Third, it is questionable whether the “product of nature” cases such as American Fruit Growers are still good law, especially in view of SCOTUS’s ruling in Diamond v. Chakrabarty. In American Fruit Growers, SCOTUS ruled that fruit impregnated with borax was not a “manufacture.” As my article pointed out, that ruling appears to be bizarre based even on the definition of “manufacture” used in American Fruit Growers. In fact, later cases (including Diamond v. Chakrabarty) have cast the decision in American Fruit Growers (rightly so in my opinion) into oblivion. Accordingly, Judge Sweet’s statement that the “clear line of [SCOTUS] precedent and accompanying lower court authorities, stretching from American Wood-Paper through to [Chakrabarty v. Diamond], establishes that purification of a product of nature, without more, cannot transform it into patentable subject matter” simply won’t stand up under critical scrutiny.
What is most alarming about Judge Sweet’s opinion is his characterization (or more appropriately mischaracterization) of the CCPA’s Bergy case. Judge Sweet makes numerous quotes from Judge Rich’s opinion in Bergy on how 35 U.S.C. § 101 should be interpreted. But what Judge Sweet neglects to point out is that Judge Rich ruled in Bergy that a biologically pure culture was deemed to be patent-eligible under 35 U.S.C. § 101. Why did Judge Sweet neglect to point out this highly relevant fact? Instead, if the holding in Bergy is considered in appropriate context, it supports Myriad’s “isolated” BRCA1 and BRCA2 gene sequences as being at least patent-eligible under 35 U.S.C. § 101 because they don’t exist in nature and cannot exist without significant human intervention.
What takes Judge Sweet’s opinion from the sublime to the surreal is his ill-advised reliance upon the “machine or transformation” test from Bilski to invalidate Myriad’s method claims using this BRCA1 and BRCA2 gene sequence technology. In fact, Judge Sweet’s reasoning for distinguishing the Prometheus case makes even more glaring the problems in trying to apply the “machine or transformation” test from Bilski to medical diagnostic technologies such as those encompassed by Myriad’s method claims. See CAFC: Method for Calibrating Drug Dosage Is Transformative where I point out how “Judge Lourie’s opinion in Prometheus is clear evidence of how tortuous it is to apply the Bilski machine or transformation’ test objectively to drug dosage calibration methods like those in Prometheus.” That Judge Sweet would even rely so heavily on the Bilski test which is likely to be overturned by SCOTUS (and replaced with who knows what “test”) to invalidate Myriad’s method claims doesn’t seem very wise (or prudent) to me.

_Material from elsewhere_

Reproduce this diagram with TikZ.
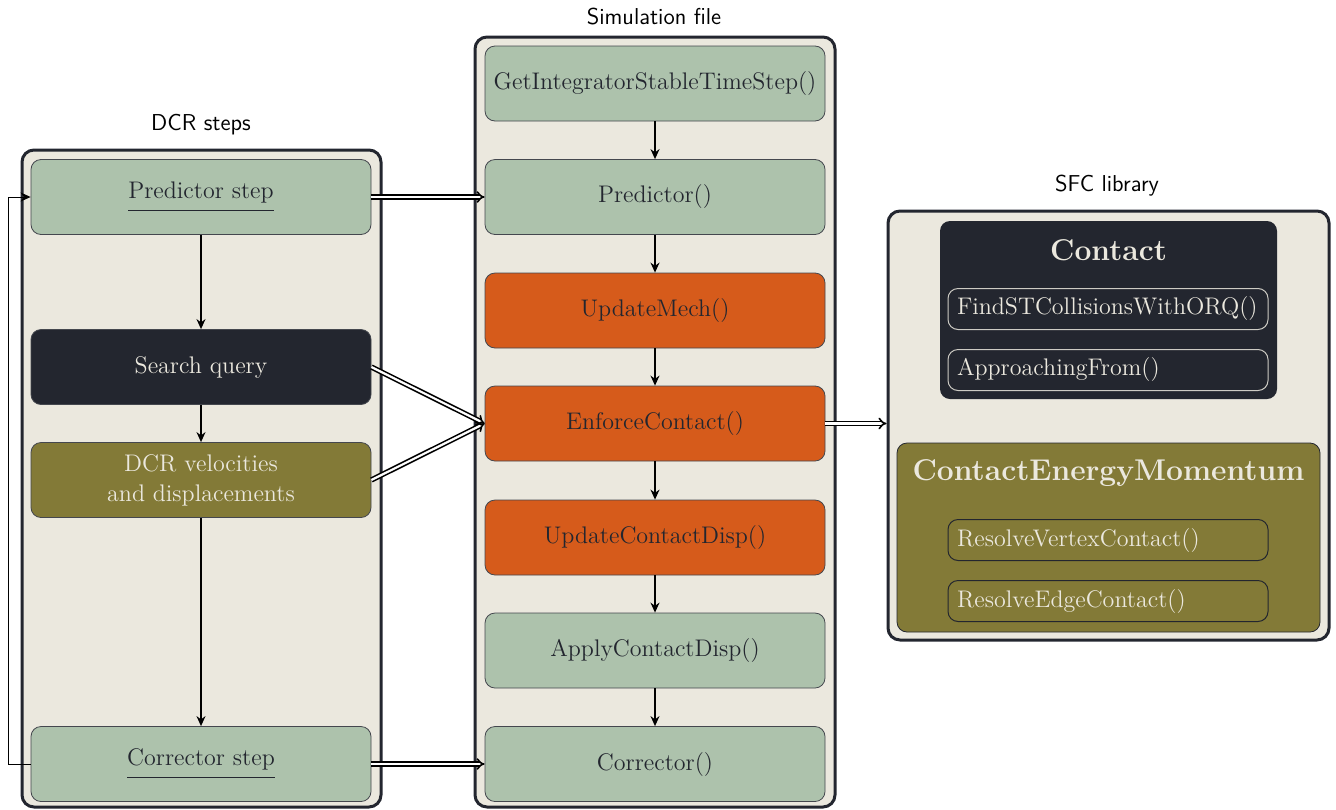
\documentclass[tikz,border=0pt]{standalone}
\usetikzlibrary{arrows.meta}
\definecolor{ink}{HTML}{23262F}
\definecolor{cream}{HTML}{EBE8DE}
\definecolor{sage}{HTML}{ADC2AC}
\definecolor{olive}{HTML}{837A37}
\definecolor{rust}{HTML}{D65B1B}
\newcommand{\steplabel}[1]{\underline{#1\vphantom{\rule[-4.5pt]{0pt}{1pt}}}}
\begin{document}
\begin{tikzpicture}[x=0.5pt,y=-0.5pt,
  container/.style={draw=ink, line width=1.5pt, fill=cream, rounded corners=6pt},
  title/.style={font=\sffamily\fontsize{11.5}{14}\selectfont, text=black},
  box/.style={draw=ink!85, line width=0.4pt, rounded corners=5pt,
    minimum width=170pt, minimum height=37.5pt, align=center,
    font=\fontsize{12}{15}\selectfont},
  greenbox/.style={box, fill=sage, text=ink},
  darkbox/.style={box, fill=ink, text=cream},
  olivebox/.style={box, fill=olive, text=cream},
  rustbox/.style={box, fill=rust, text=ink},
  group/.style={rounded corners=5pt, line width=0.4pt},
  grouptitle/.style={font=\bfseries\fontsize{15}{18}\selectfont, text=cream},
  method/.style={rounded corners=5pt, line width=0.5pt, minimum width=160pt,
    minimum height=20.5pt, text width=151pt, inner xsep=4.5pt, align=left,
    font=\fontsize{12}{14}\selectfont, text=cream},
  flow/.style={-{Stealth[length=5pt,width=4.5pt]}, line width=0.7pt},
  loop/.style={-{Stealth[length=5pt,width=4.5pt]}, line width=0.5pt},
  dbl/.style={double, double distance=1.1pt, line width=0.8pt, -{Implies}},
]
\useasboundingbox (0,0) rectangle (1336,809);

% column frames
\node[container, minimum width=179.5pt, minimum height=328.5pt] (dcr) at (201.5,478.5) {};
\node[container, minimum width=180pt, minimum height=385pt] (sim) at (655,422) {};
\node[container, minimum width=220.5pt, minimum height=214.5pt] (sfc) at (1108.5,425.5) {};

\node[title] (dcrtitle) at (201,125) {DCR steps};
\node[title] (simtitle) at (654,17) {Simulation file};
\node[title] (sfctitle) at (1107,186) {SFC library};

% DCR steps
\node[greenbox] (pred) at (201,197) {\steplabel{Predictor step}};
\node[darkbox] (query) at (201,367) {Search query};
\node[olivebox] (vel) at (201,480) {DCR velocities\\and displacements};
\node[greenbox] (corr) at (201,764) {\steplabel{Corrector step}};

\draw[flow] (pred) -- (query);
\draw[flow] (query) -- (vel);
\draw[flow] (vel) -- (corr);
\coordinate (lb) at (8,764);
\coordinate (lt) at (8,197);
\draw[loop] (corr.west) -- (lb) -- (lt) -- (pred.west);

% simulation file calls
\node[greenbox] (step) at (655,83.5) {GetIntegratorStableTimeStep()};
\node[greenbox] (spred) at (655,197) {Predictor()};
\node[rustbox] (mech) at (655,310.5) {UpdateMech()};
\node[rustbox] (enf) at (655,423.5) {EnforceContact()};
\node[rustbox] (upd) at (655,537.5) {UpdateContactDisp()};
\node[greenbox] (app) at (655,650.5) {ApplyContactDisp()};
\node[greenbox] (scorr) at (655,764) {Corrector()};

\draw[flow] (step) -- (spred);
\draw[flow] (spred) -- (mech);
\draw[flow] (mech) -- (enf);
\draw[flow] (enf) -- (upd);
\draw[flow] (upd) -- (app);
\draw[flow] (app) -- (scorr);

% SFC library
\node[group, fill=ink, minimum width=168.5pt, minimum height=89pt] (contact) at (1108.5,310) {};
\node[grouptitle] (contacttitle) at (1108.5,250) {Contact};
\node[method, draw=cream!85!ink] (find) at (1108,309) {FindSTCollisionsWithORQ()};
\node[method, draw=cream!85!ink] (appr) at (1108,370) {ApproachingFrom()};

\node[group, fill=olive, draw=ink, minimum width=211.5pt, minimum height=94.5pt] (cem) at (1108.5,537.5) {};
\node[grouptitle] (cemtitle) at (1108.5,473) {ContactEnergyMomentum};
\node[method, draw=ink] (vert) at (1108,540) {ResolveVertexContact()};
\node[method, draw=ink] (edge) at (1108,601) {ResolveEdgeContact()};

% hand-offs between columns
\draw[dbl] (pred.east) -- (spred.west);
\draw[dbl] (query.east) -- (enf.west);
\draw[dbl] (vel.east) -- (enf.west);
\draw[dbl] (corr.east) -- (scorr.west);
\draw[dbl] (enf.east) -- (enf.east -| sfc.west);
\end{tikzpicture}
\end{document}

In the end, it is my considered opinion that Judge Sweet knew the result he wanted to reach (i.e., invalidate Myriad’s patents), and simply cobbled together a justification for it. (Treating the claims in Myriad’s patents are a “lawyer’s trick” also doesn’t suggest impartiality.) If nothing else, there is enough of a dispute about the essential facts needed to reach Judge Sweet’s conclusion to deny the plaintiff’s motion for summary judgment of invalidity based on 35 U.S.C. § 101. That Judge Sweet needed to spend 152 pages trying to justify his grant of plaintiff’s motion for summary judgment speaks volumes about why this grant was inappropriate.
But then, that’s my opinion. Even so, I do hope the Federal Circuit thoroughly trounces Judge Sweet’s opinion. It’s “bad law” based on “badly distorted facts,” as my article of 30 years past shows. Just the holdings in Bergy and Diamond v. Chakrabarty alone should be enough to overturn this misguided ruling in AMP.